> [What is required] Count every line in the following entries where the word "that" appears. Give the count alone.

> [Data lines]

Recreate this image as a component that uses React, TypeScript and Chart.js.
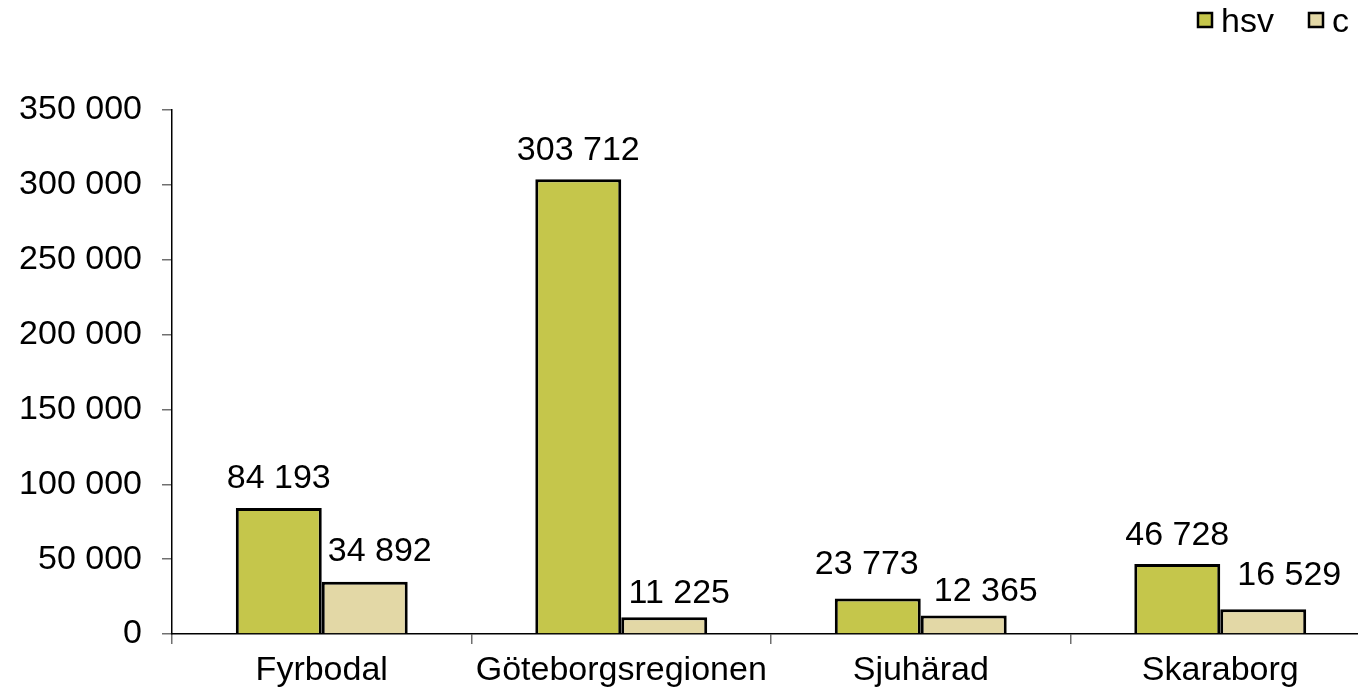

==

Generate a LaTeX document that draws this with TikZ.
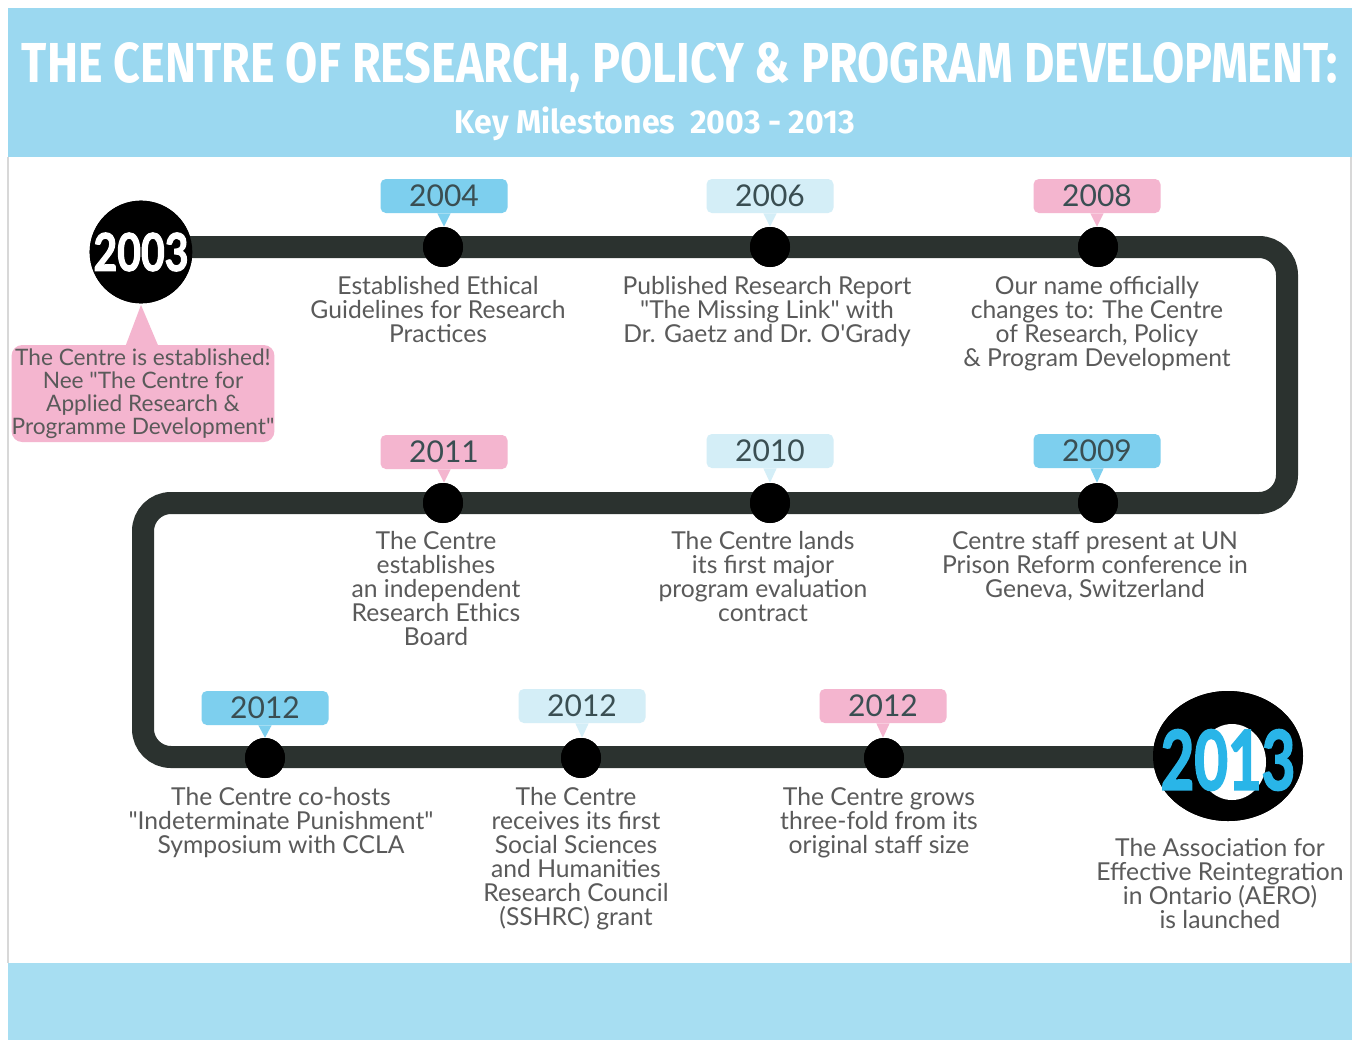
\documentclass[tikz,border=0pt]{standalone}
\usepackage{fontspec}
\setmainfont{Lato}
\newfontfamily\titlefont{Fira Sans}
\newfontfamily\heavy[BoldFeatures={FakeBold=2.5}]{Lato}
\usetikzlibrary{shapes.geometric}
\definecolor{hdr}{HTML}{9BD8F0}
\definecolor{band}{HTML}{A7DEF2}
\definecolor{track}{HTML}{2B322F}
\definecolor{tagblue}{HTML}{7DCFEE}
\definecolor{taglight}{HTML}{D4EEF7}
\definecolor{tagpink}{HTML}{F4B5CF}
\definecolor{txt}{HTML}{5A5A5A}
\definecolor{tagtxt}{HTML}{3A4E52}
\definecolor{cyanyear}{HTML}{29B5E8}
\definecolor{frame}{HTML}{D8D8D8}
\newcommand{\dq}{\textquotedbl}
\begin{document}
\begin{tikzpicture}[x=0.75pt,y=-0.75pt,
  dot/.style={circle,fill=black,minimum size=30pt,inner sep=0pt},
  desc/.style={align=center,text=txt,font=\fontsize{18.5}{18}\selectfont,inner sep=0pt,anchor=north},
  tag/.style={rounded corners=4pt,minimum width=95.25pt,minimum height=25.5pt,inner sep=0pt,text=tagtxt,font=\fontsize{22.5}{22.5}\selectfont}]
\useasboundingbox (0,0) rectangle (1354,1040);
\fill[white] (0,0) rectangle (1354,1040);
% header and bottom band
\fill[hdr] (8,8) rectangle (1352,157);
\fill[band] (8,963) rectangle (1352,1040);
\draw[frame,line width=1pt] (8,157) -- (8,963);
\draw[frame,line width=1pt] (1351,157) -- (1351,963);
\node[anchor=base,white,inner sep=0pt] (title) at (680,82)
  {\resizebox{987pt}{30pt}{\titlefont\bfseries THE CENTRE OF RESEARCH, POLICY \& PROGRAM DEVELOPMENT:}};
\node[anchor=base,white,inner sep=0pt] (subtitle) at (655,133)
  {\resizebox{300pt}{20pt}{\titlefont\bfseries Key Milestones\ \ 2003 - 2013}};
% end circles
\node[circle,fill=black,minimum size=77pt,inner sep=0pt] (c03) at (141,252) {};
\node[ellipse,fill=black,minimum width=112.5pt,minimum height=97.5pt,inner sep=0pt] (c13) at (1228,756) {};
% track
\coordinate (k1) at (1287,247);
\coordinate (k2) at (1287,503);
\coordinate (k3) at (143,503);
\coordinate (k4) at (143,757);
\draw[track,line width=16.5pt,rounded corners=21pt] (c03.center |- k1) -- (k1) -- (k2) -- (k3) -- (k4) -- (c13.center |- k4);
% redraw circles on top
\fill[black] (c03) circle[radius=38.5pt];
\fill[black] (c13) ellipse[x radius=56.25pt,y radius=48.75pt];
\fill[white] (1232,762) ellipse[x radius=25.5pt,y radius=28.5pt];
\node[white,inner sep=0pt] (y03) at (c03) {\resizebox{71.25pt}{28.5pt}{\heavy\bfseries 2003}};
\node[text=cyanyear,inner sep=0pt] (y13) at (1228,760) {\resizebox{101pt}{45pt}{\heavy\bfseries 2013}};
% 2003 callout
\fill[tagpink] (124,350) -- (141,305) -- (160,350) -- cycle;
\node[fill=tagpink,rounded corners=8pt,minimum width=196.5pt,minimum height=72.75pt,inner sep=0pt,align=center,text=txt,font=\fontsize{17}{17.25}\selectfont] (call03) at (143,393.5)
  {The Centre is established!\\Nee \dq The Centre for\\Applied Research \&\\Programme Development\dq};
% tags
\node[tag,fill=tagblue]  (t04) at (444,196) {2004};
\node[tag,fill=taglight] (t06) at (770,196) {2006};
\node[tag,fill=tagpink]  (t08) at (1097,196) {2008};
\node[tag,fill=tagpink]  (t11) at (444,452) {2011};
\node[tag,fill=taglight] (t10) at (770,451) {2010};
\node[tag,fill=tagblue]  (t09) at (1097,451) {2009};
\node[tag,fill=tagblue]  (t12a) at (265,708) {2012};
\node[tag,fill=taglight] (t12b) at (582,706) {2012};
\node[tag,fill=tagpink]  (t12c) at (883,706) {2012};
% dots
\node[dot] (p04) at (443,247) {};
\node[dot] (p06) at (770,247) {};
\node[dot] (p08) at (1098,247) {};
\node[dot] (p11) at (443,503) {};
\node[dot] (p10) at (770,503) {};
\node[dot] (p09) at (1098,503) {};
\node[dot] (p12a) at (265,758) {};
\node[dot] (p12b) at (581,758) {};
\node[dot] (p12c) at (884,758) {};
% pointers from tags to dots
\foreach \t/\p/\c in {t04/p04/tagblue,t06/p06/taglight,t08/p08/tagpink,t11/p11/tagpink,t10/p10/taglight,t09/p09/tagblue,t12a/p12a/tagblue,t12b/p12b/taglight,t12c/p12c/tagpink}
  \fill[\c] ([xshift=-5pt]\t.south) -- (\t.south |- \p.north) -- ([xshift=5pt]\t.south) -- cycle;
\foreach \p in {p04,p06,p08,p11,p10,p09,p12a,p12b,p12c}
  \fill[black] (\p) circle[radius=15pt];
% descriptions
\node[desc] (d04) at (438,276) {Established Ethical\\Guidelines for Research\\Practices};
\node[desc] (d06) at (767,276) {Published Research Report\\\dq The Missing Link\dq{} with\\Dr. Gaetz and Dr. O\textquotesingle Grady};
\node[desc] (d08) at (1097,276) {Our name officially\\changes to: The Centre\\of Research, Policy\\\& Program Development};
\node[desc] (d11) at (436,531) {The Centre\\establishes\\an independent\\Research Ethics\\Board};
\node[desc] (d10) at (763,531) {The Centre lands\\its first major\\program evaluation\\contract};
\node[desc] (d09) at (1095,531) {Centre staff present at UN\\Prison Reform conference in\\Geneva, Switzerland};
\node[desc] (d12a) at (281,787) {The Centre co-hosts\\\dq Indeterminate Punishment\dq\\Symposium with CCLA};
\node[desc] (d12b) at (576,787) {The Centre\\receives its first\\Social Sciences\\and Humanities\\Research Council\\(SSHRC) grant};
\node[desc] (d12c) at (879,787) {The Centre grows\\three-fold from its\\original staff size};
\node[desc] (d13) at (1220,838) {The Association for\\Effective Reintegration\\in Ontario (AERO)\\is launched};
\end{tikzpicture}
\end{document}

> [Result] 2